» **Record excerpts**:

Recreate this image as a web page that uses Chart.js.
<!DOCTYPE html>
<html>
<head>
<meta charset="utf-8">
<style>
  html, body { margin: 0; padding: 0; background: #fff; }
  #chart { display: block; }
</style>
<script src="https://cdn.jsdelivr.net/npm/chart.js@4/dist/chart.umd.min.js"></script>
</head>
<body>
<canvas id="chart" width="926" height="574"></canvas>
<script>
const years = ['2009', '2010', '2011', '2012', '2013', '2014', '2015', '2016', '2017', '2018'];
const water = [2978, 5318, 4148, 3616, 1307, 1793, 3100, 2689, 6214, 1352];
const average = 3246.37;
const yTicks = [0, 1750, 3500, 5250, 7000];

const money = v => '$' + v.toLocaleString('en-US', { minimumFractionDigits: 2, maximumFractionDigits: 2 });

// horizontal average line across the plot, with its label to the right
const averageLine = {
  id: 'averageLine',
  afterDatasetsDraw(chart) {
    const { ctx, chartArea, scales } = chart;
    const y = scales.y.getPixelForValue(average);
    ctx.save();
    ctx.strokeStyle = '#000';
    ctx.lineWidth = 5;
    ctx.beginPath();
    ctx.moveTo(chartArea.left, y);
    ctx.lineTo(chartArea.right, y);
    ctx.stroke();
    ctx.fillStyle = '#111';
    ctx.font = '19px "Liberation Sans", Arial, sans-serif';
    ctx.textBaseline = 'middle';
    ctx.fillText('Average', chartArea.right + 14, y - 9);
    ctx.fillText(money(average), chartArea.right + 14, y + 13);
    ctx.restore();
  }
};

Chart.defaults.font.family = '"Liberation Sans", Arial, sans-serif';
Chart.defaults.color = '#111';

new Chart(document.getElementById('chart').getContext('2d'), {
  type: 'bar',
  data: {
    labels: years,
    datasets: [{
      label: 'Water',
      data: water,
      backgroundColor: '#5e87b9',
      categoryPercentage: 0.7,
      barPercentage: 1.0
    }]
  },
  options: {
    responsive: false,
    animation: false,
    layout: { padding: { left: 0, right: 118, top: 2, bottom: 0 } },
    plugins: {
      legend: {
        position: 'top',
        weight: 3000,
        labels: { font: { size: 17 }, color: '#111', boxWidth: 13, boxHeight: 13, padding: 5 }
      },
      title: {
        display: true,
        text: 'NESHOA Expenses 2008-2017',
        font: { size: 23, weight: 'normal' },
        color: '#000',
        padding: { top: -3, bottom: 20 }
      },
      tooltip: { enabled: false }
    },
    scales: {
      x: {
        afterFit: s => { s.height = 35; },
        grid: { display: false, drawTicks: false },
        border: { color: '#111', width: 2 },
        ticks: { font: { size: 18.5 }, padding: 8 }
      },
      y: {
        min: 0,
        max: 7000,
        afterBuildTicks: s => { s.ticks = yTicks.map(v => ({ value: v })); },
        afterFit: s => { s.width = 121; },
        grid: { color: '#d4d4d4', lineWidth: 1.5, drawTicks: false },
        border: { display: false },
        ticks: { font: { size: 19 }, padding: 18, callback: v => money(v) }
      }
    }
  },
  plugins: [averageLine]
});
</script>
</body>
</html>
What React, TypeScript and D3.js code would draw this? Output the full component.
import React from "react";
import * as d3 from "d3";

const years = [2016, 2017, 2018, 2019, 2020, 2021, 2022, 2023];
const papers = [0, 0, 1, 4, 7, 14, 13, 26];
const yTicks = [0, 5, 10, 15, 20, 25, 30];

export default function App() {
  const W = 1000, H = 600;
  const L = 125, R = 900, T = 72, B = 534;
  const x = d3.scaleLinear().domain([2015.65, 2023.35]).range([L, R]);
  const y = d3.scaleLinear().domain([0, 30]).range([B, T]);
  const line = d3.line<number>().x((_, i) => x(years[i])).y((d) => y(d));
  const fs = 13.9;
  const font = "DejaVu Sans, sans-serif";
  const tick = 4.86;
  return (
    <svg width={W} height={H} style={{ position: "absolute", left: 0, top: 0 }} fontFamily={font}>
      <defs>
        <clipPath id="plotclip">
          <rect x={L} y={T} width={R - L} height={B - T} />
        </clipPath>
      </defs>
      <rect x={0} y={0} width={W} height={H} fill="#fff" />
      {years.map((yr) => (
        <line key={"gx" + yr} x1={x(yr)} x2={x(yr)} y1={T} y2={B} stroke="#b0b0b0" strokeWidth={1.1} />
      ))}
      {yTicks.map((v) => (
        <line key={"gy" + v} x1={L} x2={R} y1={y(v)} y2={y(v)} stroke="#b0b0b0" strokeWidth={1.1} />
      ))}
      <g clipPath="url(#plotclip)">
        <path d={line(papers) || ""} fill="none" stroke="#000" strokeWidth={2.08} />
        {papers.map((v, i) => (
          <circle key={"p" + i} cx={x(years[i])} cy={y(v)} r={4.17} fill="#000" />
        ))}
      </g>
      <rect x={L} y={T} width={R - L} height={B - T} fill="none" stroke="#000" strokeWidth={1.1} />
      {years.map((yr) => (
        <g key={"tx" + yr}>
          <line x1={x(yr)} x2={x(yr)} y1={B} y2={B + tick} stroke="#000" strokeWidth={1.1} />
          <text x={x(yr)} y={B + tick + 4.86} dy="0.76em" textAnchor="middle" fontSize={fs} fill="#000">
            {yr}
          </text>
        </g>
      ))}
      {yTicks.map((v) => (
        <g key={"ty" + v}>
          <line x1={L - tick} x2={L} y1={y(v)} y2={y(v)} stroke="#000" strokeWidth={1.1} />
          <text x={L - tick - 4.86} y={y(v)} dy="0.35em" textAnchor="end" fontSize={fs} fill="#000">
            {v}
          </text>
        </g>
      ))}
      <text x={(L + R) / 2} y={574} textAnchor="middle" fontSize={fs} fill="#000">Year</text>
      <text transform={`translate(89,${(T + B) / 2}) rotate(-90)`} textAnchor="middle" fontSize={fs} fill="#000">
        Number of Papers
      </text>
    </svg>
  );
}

» **Task to complete**: Give an exact repetition of all the material.

» **Full answer**:
Recreate this image as a web page that uses Chart.js.
<!DOCTYPE html>
<html>
<head>
<meta charset="utf-8">
<style>
  html, body { margin: 0; padding: 0; background: #fff; }
  #chart { display: block; }
</style>
<script src="https://cdn.jsdelivr.net/npm/chart.js@4/dist/chart.umd.min.js"></script>
</head>
<body>
<canvas id="chart" width="926" height="574"></canvas>
<script>
const years = ['2009', '2010', '2011', '2012', '2013', '2014', '2015', '2016', '2017', '2018'];
const water = [2978, 5318, 4148, 3616, 1307, 1793, 3100, 2689, 6214, 1352];
const average = 3246.37;
const yTicks = [0, 1750, 3500, 5250, 7000];

const money = v => '$' + v.toLocaleString('en-US', { minimumFractionDigits: 2, maximumFractionDigits: 2 });

// horizontal average line across the plot, with its label to the right
const averageLine = {
  id: 'averageLine',
  afterDatasetsDraw(chart) {
    const { ctx, chartArea, scales } = chart;
    const y = scales.y.getPixelForValue(average);
    ctx.save();
    ctx.strokeStyle = '#000';
    ctx.lineWidth = 5;
    ctx.beginPath();
    ctx.moveTo(chartArea.left, y);
    ctx.lineTo(chartArea.right, y);
    ctx.stroke();
    ctx.fillStyle = '#111';
    ctx.font = '19px "Liberation Sans", Arial, sans-serif';
    ctx.textBaseline = 'middle';
    ctx.fillText('Average', chartArea.right + 14, y - 9);
    ctx.fillText(money(average), chartArea.right + 14, y + 13);
    ctx.restore();
  }
};

Chart.defaults.font.family = '"Liberation Sans", Arial, sans-serif';
Chart.defaults.color = '#111';

new Chart(document.getElementById('chart').getContext('2d'), {
  type: 'bar',
  data: {
    labels: years,
    datasets: [{
      label: 'Water',
      data: water,
      backgroundColor: '#5e87b9',
      categoryPercentage: 0.7,
      barPercentage: 1.0
    }]
  },
  options: {
    responsive: false,
    animation: false,
    layout: { padding: { left: 0, right: 118, top: 2, bottom: 0 } },
    plugins: {
      legend: {
        position: 'top',
        weight: 3000,
        labels: { font: { size: 17 }, color: '#111', boxWidth: 13, boxHeight: 13, padding: 5 }
      },
      title: {
        display: true,
        text: 'NESHOA Expenses 2008-2017',
        font: { size: 23, weight: 'normal' },
        color: '#000',
        padding: { top: -3, bottom: 20 }
      },
      tooltip: { enabled: false }
    },
    scales: {
      x: {
        afterFit: s => { s.height = 35; },
        grid: { display: false, drawTicks: false },
        border: { color: '#111', width: 2 },
        ticks: { font: { size: 18.5 }, padding: 8 }
      },
      y: {
        min: 0,
        max: 7000,
        afterBuildTicks: s => { s.ticks = yTicks.map(v => ({ value: v })); },
        afterFit: s => { s.width = 121; },
        grid: { color: '#d4d4d4', lineWidth: 1.5, drawTicks: false },
        border: { display: false },
        ticks: { font: { size: 19 }, padding: 18, callback: v => money(v) }
      }
    }
  },
  plugins: [averageLine]
});
</script>
</body>
</html>
What React, TypeScript and D3.js code would draw this? Output the full component.
import React from "react";
import * as d3 from "d3";

const years = [2016, 2017, 2018, 2019, 2020, 2021, 2022, 2023];
const papers = [0, 0, 1, 4, 7, 14, 13, 26];
const yTicks = [0, 5, 10, 15, 20, 25, 30];

export default function App() {
  const W = 1000, H = 600;
  const L = 125, R = 900, T = 72, B = 534;
  const x = d3.scaleLinear().domain([2015.65, 2023.35]).range([L, R]);
  const y = d3.scaleLinear().domain([0, 30]).range([B, T]);
  const line = d3.line<number>().x((_, i) => x(years[i])).y((d) => y(d));
  const fs = 13.9;
  const font = "DejaVu Sans, sans-serif";
  const tick = 4.86;
  return (
    <svg width={W} height={H} style={{ position: "absolute", left: 0, top: 0 }} fontFamily={font}>
      <defs>
        <clipPath id="plotclip">
          <rect x={L} y={T} width={R - L} height={B - T} />
        </clipPath>
      </defs>
      <rect x={0} y={0} width={W} height={H} fill="#fff" />
      {years.map((yr) => (
        <line key={"gx" + yr} x1={x(yr)} x2={x(yr)} y1={T} y2={B} stroke="#b0b0b0" strokeWidth={1.1} />
      ))}
      {yTicks.map((v) => (
        <line key={"gy" + v} x1={L} x2={R} y1={y(v)} y2={y(v)} stroke="#b0b0b0" strokeWidth={1.1} />
      ))}
      <g clipPath="url(#plotclip)">
        <path d={line(papers) || ""} fill="none" stroke="#000" strokeWidth={2.08} />
        {papers.map((v, i) => (
          <circle key={"p" + i} cx={x(years[i])} cy={y(v)} r={4.17} fill="#000" />
        ))}
      </g>
      <rect x={L} y={T} width={R - L} height={B - T} fill="none" stroke="#000" strokeWidth={1.1} />
      {years.map((yr) => (
        <g key={"tx" + yr}>
          <line x1={x(yr)} x2={x(yr)} y1={B} y2={B + tick} stroke="#000" strokeWidth={1.1} />
          <text x={x(yr)} y={B + tick + 4.86} dy="0.76em" textAnchor="middle" fontSize={fs} fill="#000">
            {yr}
          </text>
        </g>
      ))}
      {yTicks.map((v) => (
        <g key={"ty" + v}>
          <line x1={L - tick} x2={L} y1={y(v)} y2={y(v)} stroke="#000" strokeWidth={1.1} />
          <text x={L - tick - 4.86} y={y(v)} dy="0.35em" textAnchor="end" fontSize={fs} fill="#000">
            {v}
          </text>
        </g>
      ))}
      <text x={(L + R) / 2} y={574} textAnchor="middle" fontSize={fs} fill="#000">Year</text>
      <text transform={`translate(89,${(T + B) / 2}) rotate(-90)`} textAnchor="middle" fontSize={fs} fill="#000">
        Number of Papers
      </text>
    </svg>
  );
}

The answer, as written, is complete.